THE REQUEST:
Without including any images, repeat the data exactly.

RAW RECORDS:
☆ ☆ ☆ ☆ ☆

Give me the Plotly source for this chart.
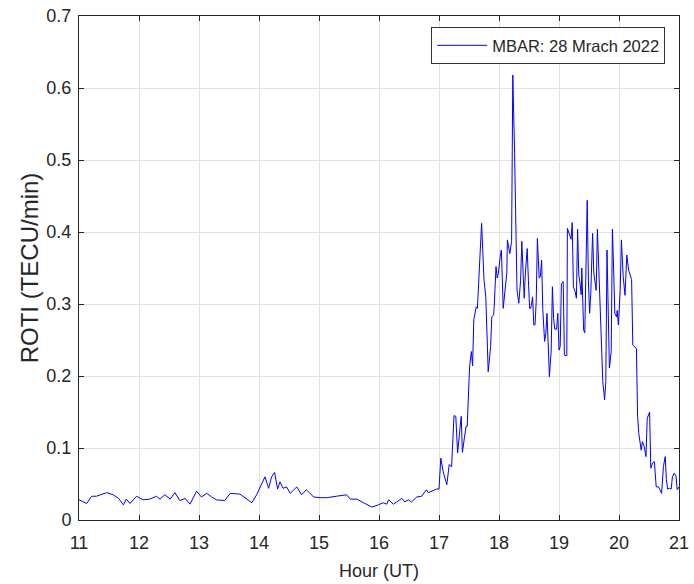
import plotly.graph_objects as go

hours = [
    11.00, 11.13, 11.21, 11.29, 11.46, 11.57, 11.66, 11.74, 11.79, 11.85, 11.96,
    12.07, 12.18, 12.29, 12.35, 12.43, 12.52, 12.60, 12.68, 12.77, 12.85, 12.96,
    13.04, 13.13, 13.21, 13.29, 13.43, 13.52, 13.68, 13.77, 13.88, 13.96,
    14.02, 14.10, 14.16, 14.21, 14.26, 14.31, 14.35, 14.40, 14.46, 14.52, 14.63, 14.71, 14.79, 14.91,
    15.02, 15.13, 15.29, 15.46, 15.52, 15.63, 15.74, 15.88, 15.99,
    16.07, 16.13, 16.16, 16.24, 16.29, 16.38, 16.43, 16.49, 16.54, 16.63, 16.71, 16.79, 16.82, 16.91, 16.96,
    17.00, 17.03, 17.07, 17.13, 17.17, 17.21, 17.25, 17.28, 17.31, 17.37, 17.39, 17.45, 17.47,
    17.51, 17.54, 17.56, 17.58, 17.62, 17.64, 17.67, 17.71, 17.75, 17.78, 17.82, 17.86, 17.88,
    17.91, 17.92, 17.95, 17.97, 17.99, 18.02, 18.04, 18.07,
    18.10, 18.13, 18.14, 18.18, 18.21, 18.23, 18.26, 18.28, 18.30, 18.33, 18.36, 18.38, 18.40,
    18.42, 18.44, 18.47, 18.49, 18.51, 18.53, 18.56, 18.58, 18.60, 18.62, 18.64, 18.67, 18.69,
    18.71, 18.73, 18.76, 18.78, 18.80, 18.82, 18.84, 18.87, 18.89, 18.91, 18.93, 18.96, 18.98,
    19.00, 19.02, 19.04, 19.07, 19.09, 19.13, 19.14, 19.18, 19.20, 19.22, 19.24, 19.27, 19.29,
    19.31, 19.33, 19.35, 19.37, 19.38, 19.41, 19.43, 19.47, 19.49, 19.51, 19.53, 19.56, 19.58,
    19.60, 19.62, 19.64, 19.67, 19.69, 19.71, 19.73, 19.76, 19.78, 19.80, 19.82, 19.84, 19.87,
    19.89, 19.91, 19.93, 19.96, 19.97, 19.99, 20.02, 20.04, 20.07, 20.10, 20.13, 20.16, 20.19,
    20.21, 20.23, 20.26, 20.29, 20.31, 20.33, 20.37, 20.39, 20.42, 20.45, 20.47, 20.51, 20.53,
    20.56, 20.59, 20.62, 20.66, 20.69, 20.71, 20.74, 20.77, 20.79, 20.81, 20.84, 20.87, 20.89,
    20.92, 20.95, 20.97, 21.00,
]

roti = [
    0.028, 0.023, 0.033, 0.033, 0.038, 0.035, 0.030, 0.021, 0.029, 0.023, 0.033,
    0.028, 0.029, 0.033, 0.029, 0.035, 0.029, 0.038, 0.027, 0.030, 0.022, 0.040,
    0.032, 0.037, 0.032, 0.028, 0.027, 0.037, 0.036, 0.030, 0.024, 0.035,
    0.045, 0.060, 0.044, 0.060, 0.066, 0.043, 0.053, 0.044, 0.046, 0.037, 0.046, 0.035, 0.042, 0.032,
    0.031, 0.031, 0.033, 0.035, 0.029, 0.029, 0.024, 0.018, 0.021,
    0.024, 0.022, 0.028, 0.022, 0.025, 0.030, 0.025, 0.028, 0.025, 0.032, 0.033, 0.042, 0.038, 0.041, 0.043,
    0.043, 0.086, 0.067, 0.049, 0.077, 0.074, 0.145, 0.144, 0.093, 0.144, 0.094, 0.130, 0.130,
    0.213, 0.234, 0.214, 0.278, 0.296, 0.294, 0.343, 0.412, 0.333, 0.310, 0.206, 0.241, 0.282,
    0.285, 0.296, 0.352, 0.336, 0.343, 0.366, 0.375, 0.294,
    0.319, 0.343, 0.389, 0.370, 0.387, 0.618, 0.509, 0.407, 0.319, 0.301, 0.333, 0.387, 0.338,
    0.308, 0.343, 0.377, 0.333, 0.294, 0.294, 0.310, 0.271, 0.271, 0.303, 0.391, 0.336, 0.338,
    0.361, 0.292, 0.248, 0.259, 0.287, 0.229, 0.199, 0.236, 0.324, 0.280, 0.265, 0.265, 0.287,
    0.236, 0.241, 0.328, 0.331, 0.229, 0.228, 0.405, 0.396, 0.390, 0.413, 0.324, 0.317, 0.308,
    0.404, 0.340, 0.329, 0.313, 0.350, 0.264, 0.260, 0.444, 0.333, 0.287, 0.315, 0.398, 0.343,
    0.329, 0.319, 0.404, 0.329, 0.280, 0.222, 0.192, 0.167, 0.192, 0.375, 0.259, 0.211, 0.234,
    0.404, 0.350, 0.287, 0.282, 0.291, 0.271, 0.319, 0.389, 0.338, 0.312, 0.368, 0.347, 0.338,
    0.334, 0.243, 0.241, 0.238, 0.144, 0.120, 0.097, 0.109, 0.102, 0.088, 0.141, 0.150, 0.072,
    0.079, 0.081, 0.046, 0.046, 0.039, 0.037, 0.074, 0.088, 0.056, 0.043, 0.044, 0.043, 0.060,
    0.065, 0.061, 0.042, 0.046,
]

x_ticks = list(range(11, 22))
y_ticks = [0, 0.1, 0.2, 0.3, 0.4, 0.5, 0.6, 0.7]
y_tick_labels = ["0", "0.1", "0.2", "0.3", "0.4", "0.5", "0.6", "0.7"]
series_name = "MBAR: 28 Mrach 2022"

FONT = "Liberation Sans, Arial, sans-serif"
AXC = "#262626"

fig = go.Figure()
fig.add_trace(go.Scatter(
    x=hours, y=roti, mode="lines", name=series_name,
    line=dict(color="#0000FF", width=1),
))

fig.update_layout(
    width=694, height=584,
    margin=dict(l=79, r=15, t=16, b=64),
    paper_bgcolor="white", plot_bgcolor="white",
    font=dict(family=FONT, size=16, color=AXC),
    showlegend=True,
    legend=dict(
        x=0.977, y=0.978, xanchor="right", yanchor="top",
        bgcolor="white", bordercolor="#333333", borderwidth=1,
        font=dict(family=FONT, size=16.5, color=AXC),
        itemwidth=50,
    ),
)
fig.update_xaxes(
    range=[11, 21], tickvals=x_ticks, automargin=False,
    ticks="inside", ticklen=5, tickcolor=AXC, tickwidth=1,
    ticklabelstandoff=6, ticklabeloverflow="allow",
    showline=True, linecolor=AXC, linewidth=1, mirror="ticks",
    showgrid=True, gridcolor="#E1E1E1", gridwidth=1, zeroline=False,
    tickfont=dict(family=FONT, size=18, color=AXC),
    title=dict(text="Hour (UT)", font=dict(family=FONT, size=18, color=AXC), standoff=12),
)
fig.update_yaxes(
    range=[0, 0.7], tickvals=y_ticks, ticktext=y_tick_labels, automargin=False,
    ticks="inside", ticklen=5, tickcolor=AXC, tickwidth=1,
    ticklabelstandoff=3, ticklabeloverflow="allow",
    showline=True, linecolor=AXC, linewidth=1, mirror="ticks",
    showgrid=True, gridcolor="#E1E1E1", gridwidth=1, zeroline=False,
    tickfont=dict(family=FONT, size=18, color=AXC),
    title=dict(text="ROTI (TECU/min)", font=dict(family=FONT, size=24, color=AXC), standoff=0),
)

# remove the browser's default 8 px page margin so the figure fills the window
fig.write_html(
    "out.html",
    config={"displayModeBar": False},
    post_script="document.body.style.margin='0';document.body.style.overflow='hidden';",
)
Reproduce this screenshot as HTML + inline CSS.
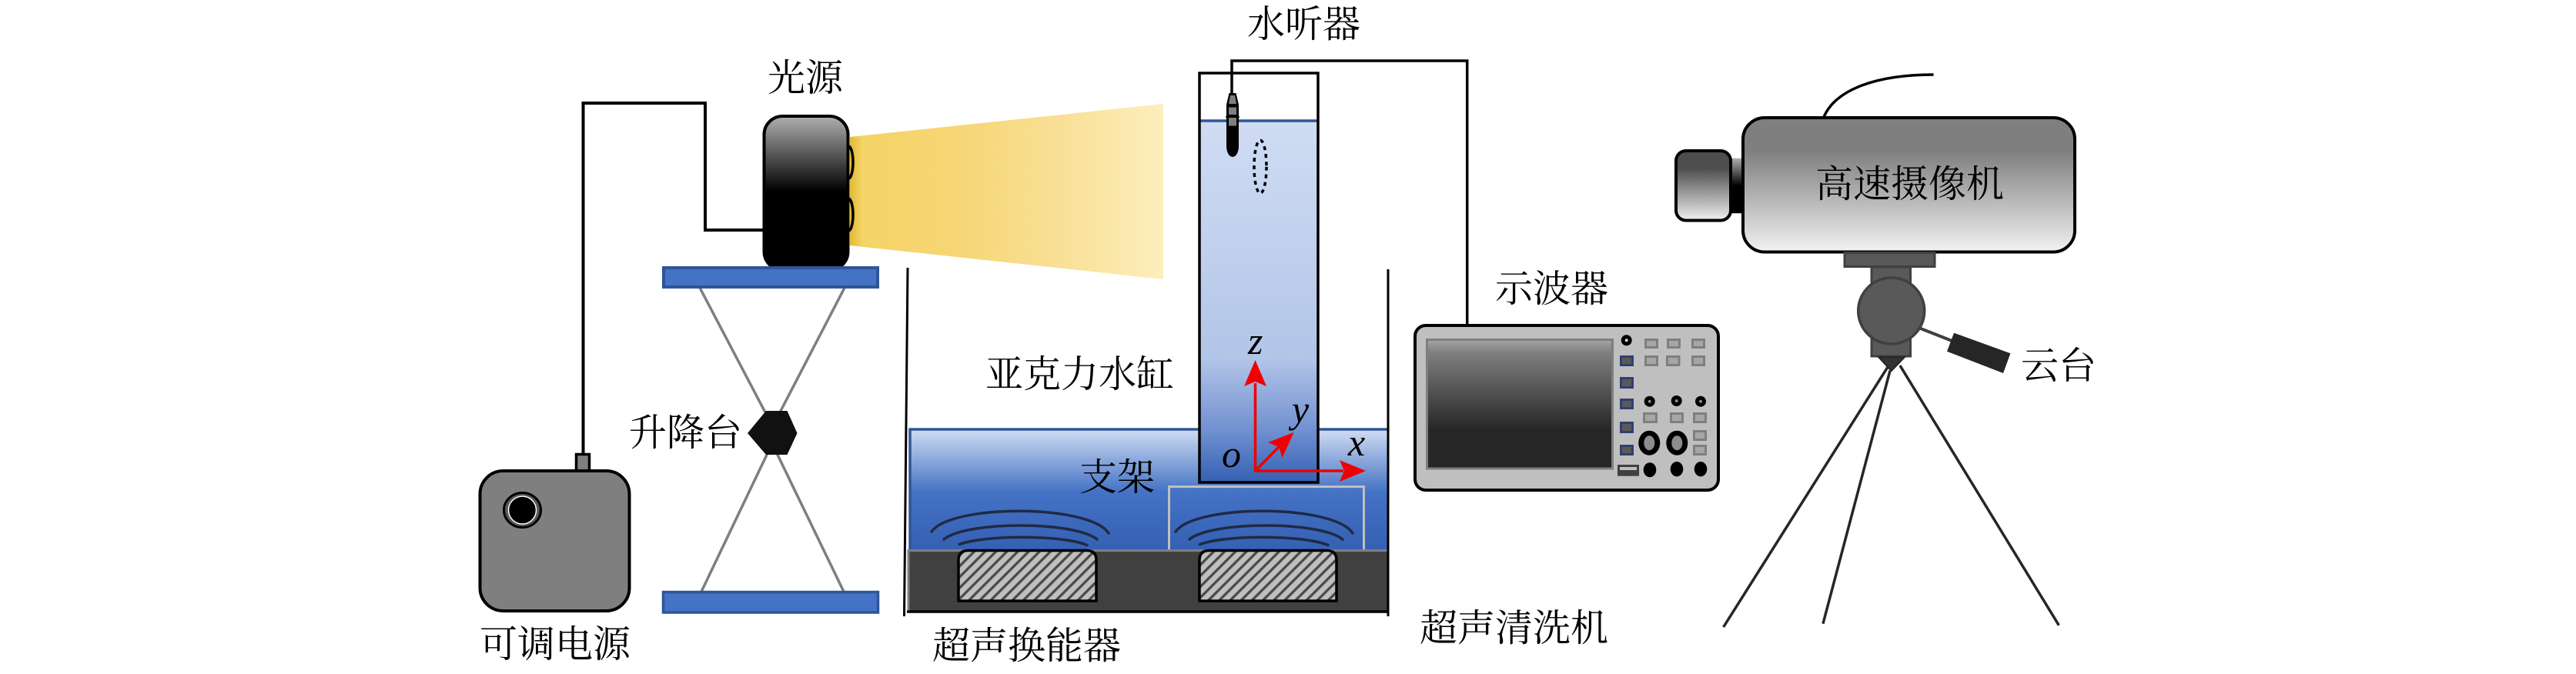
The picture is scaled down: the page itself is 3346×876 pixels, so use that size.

☆ ☆ ☆ ☆ ☆

REPLY:
Give me the Plotly source for this chart.
import plotly.graph_objects as go

hours = [
    11.00, 11.13, 11.21, 11.29, 11.46, 11.57, 11.66, 11.74, 11.79, 11.85, 11.96,
    12.07, 12.18, 12.29, 12.35, 12.43, 12.52, 12.60, 12.68, 12.77, 12.85, 12.96,
    13.04, 13.13, 13.21, 13.29, 13.43, 13.52, 13.68, 13.77, 13.88, 13.96,
    14.02, 14.10, 14.16, 14.21, 14.26, 14.31, 14.35, 14.40, 14.46, 14.52, 14.63, 14.71, 14.79, 14.91,
    15.02, 15.13, 15.29, 15.46, 15.52, 15.63, 15.74, 15.88, 15.99,
    16.07, 16.13, 16.16, 16.24, 16.29, 16.38, 16.43, 16.49, 16.54, 16.63, 16.71, 16.79, 16.82, 16.91, 16.96,
    17.00, 17.03, 17.07, 17.13, 17.17, 17.21, 17.25, 17.28, 17.31, 17.37, 17.39, 17.45, 17.47,
    17.51, 17.54, 17.56, 17.58, 17.62, 17.64, 17.67, 17.71, 17.75, 17.78, 17.82, 17.86, 17.88,
    17.91, 17.92, 17.95, 17.97, 17.99, 18.02, 18.04, 18.07,
    18.10, 18.13, 18.14, 18.18, 18.21, 18.23, 18.26, 18.28, 18.30, 18.33, 18.36, 18.38, 18.40,
    18.42, 18.44, 18.47, 18.49, 18.51, 18.53, 18.56, 18.58, 18.60, 18.62, 18.64, 18.67, 18.69,
    18.71, 18.73, 18.76, 18.78, 18.80, 18.82, 18.84, 18.87, 18.89, 18.91, 18.93, 18.96, 18.98,
    19.00, 19.02, 19.04, 19.07, 19.09, 19.13, 19.14, 19.18, 19.20, 19.22, 19.24, 19.27, 19.29,
    19.31, 19.33, 19.35, 19.37, 19.38, 19.41, 19.43, 19.47, 19.49, 19.51, 19.53, 19.56, 19.58,
    19.60, 19.62, 19.64, 19.67, 19.69, 19.71, 19.73, 19.76, 19.78, 19.80, 19.82, 19.84, 19.87,
    19.89, 19.91, 19.93, 19.96, 19.97, 19.99, 20.02, 20.04, 20.07, 20.10, 20.13, 20.16, 20.19,
    20.21, 20.23, 20.26, 20.29, 20.31, 20.33, 20.37, 20.39, 20.42, 20.45, 20.47, 20.51, 20.53,
    20.56, 20.59, 20.62, 20.66, 20.69, 20.71, 20.74, 20.77, 20.79, 20.81, 20.84, 20.87, 20.89,
    20.92, 20.95, 20.97, 21.00,
]

roti = [
    0.028, 0.023, 0.033, 0.033, 0.038, 0.035, 0.030, 0.021, 0.029, 0.023, 0.033,
    0.028, 0.029, 0.033, 0.029, 0.035, 0.029, 0.038, 0.027, 0.030, 0.022, 0.040,
    0.032, 0.037, 0.032, 0.028, 0.027, 0.037, 0.036, 0.030, 0.024, 0.035,
    0.045, 0.060, 0.044, 0.060, 0.066, 0.043, 0.053, 0.044, 0.046, 0.037, 0.046, 0.035, 0.042, 0.032,
    0.031, 0.031, 0.033, 0.035, 0.029, 0.029, 0.024, 0.018, 0.021,
    0.024, 0.022, 0.028, 0.022, 0.025, 0.030, 0.025, 0.028, 0.025, 0.032, 0.033, 0.042, 0.038, 0.041, 0.043,
    0.043, 0.086, 0.067, 0.049, 0.077, 0.074, 0.145, 0.144, 0.093, 0.144, 0.094, 0.130, 0.130,
    0.213, 0.234, 0.214, 0.278, 0.296, 0.294, 0.343, 0.412, 0.333, 0.310, 0.206, 0.241, 0.282,
    0.285, 0.296, 0.352, 0.336, 0.343, 0.366, 0.375, 0.294,
    0.319, 0.343, 0.389, 0.370, 0.387, 0.618, 0.509, 0.407, 0.319, 0.301, 0.333, 0.387, 0.338,
    0.308, 0.343, 0.377, 0.333, 0.294, 0.294, 0.310, 0.271, 0.271, 0.303, 0.391, 0.336, 0.338,
    0.361, 0.292, 0.248, 0.259, 0.287, 0.229, 0.199, 0.236, 0.324, 0.280, 0.265, 0.265, 0.287,
    0.236, 0.241, 0.328, 0.331, 0.229, 0.228, 0.405, 0.396, 0.390, 0.413, 0.324, 0.317, 0.308,
    0.404, 0.340, 0.329, 0.313, 0.350, 0.264, 0.260, 0.444, 0.333, 0.287, 0.315, 0.398, 0.343,
    0.329, 0.319, 0.404, 0.329, 0.280, 0.222, 0.192, 0.167, 0.192, 0.375, 0.259, 0.211, 0.234,
    0.404, 0.350, 0.287, 0.282, 0.291, 0.271, 0.319, 0.389, 0.338, 0.312, 0.368, 0.347, 0.338,
    0.334, 0.243, 0.241, 0.238, 0.144, 0.120, 0.097, 0.109, 0.102, 0.088, 0.141, 0.150, 0.072,
    0.079, 0.081, 0.046, 0.046, 0.039, 0.037, 0.074, 0.088, 0.056, 0.043, 0.044, 0.043, 0.060,
    0.065, 0.061, 0.042, 0.046,
]

x_ticks = list(range(11, 22))
y_ticks = [0, 0.1, 0.2, 0.3, 0.4, 0.5, 0.6, 0.7]
y_tick_labels = ["0", "0.1", "0.2", "0.3", "0.4", "0.5", "0.6", "0.7"]
series_name = "MBAR: 28 Mrach 2022"

FONT = "Liberation Sans, Arial, sans-serif"
AXC = "#262626"

fig = go.Figure()
fig.add_trace(go.Scatter(
    x=hours, y=roti, mode="lines", name=series_name,
    line=dict(color="#0000FF", width=1),
))

fig.update_layout(
    width=694, height=584,
    margin=dict(l=79, r=15, t=16, b=64),
    paper_bgcolor="white", plot_bgcolor="white",
    font=dict(family=FONT, size=16, color=AXC),
    showlegend=True,
    legend=dict(
        x=0.977, y=0.978, xanchor="right", yanchor="top",
        bgcolor="white", bordercolor="#333333", borderwidth=1,
        font=dict(family=FONT, size=16.5, color=AXC),
        itemwidth=50,
    ),
)
fig.update_xaxes(
    range=[11, 21], tickvals=x_ticks, automargin=False,
    ticks="inside", ticklen=5, tickcolor=AXC, tickwidth=1,
    ticklabelstandoff=6, ticklabeloverflow="allow",
    showline=True, linecolor=AXC, linewidth=1, mirror="ticks",
    showgrid=True, gridcolor="#E1E1E1", gridwidth=1, zeroline=False,
    tickfont=dict(family=FONT, size=18, color=AXC),
    title=dict(text="Hour (UT)", font=dict(family=FONT, size=18, color=AXC), standoff=12),
)
fig.update_yaxes(
    range=[0, 0.7], tickvals=y_ticks, ticktext=y_tick_labels, automargin=False,
    ticks="inside", ticklen=5, tickcolor=AXC, tickwidth=1,
    ticklabelstandoff=3, ticklabeloverflow="allow",
    showline=True, linecolor=AXC, linewidth=1, mirror="ticks",
    showgrid=True, gridcolor="#E1E1E1", gridwidth=1, zeroline=False,
    tickfont=dict(family=FONT, size=18, color=AXC),
    title=dict(text="ROTI (TECU/min)", font=dict(family=FONT, size=24, color=AXC), standoff=0),
)

# remove the browser's default 8 px page margin so the figure fills the window
fig.write_html(
    "out.html",
    config={"displayModeBar": False},
    post_script="document.body.style.margin='0';document.body.style.overflow='hidden';",
)
Reproduce this screenshot as HTML + inline CSS.
The picture is scaled down: the page itself is 3346×876 pixels, so use that size.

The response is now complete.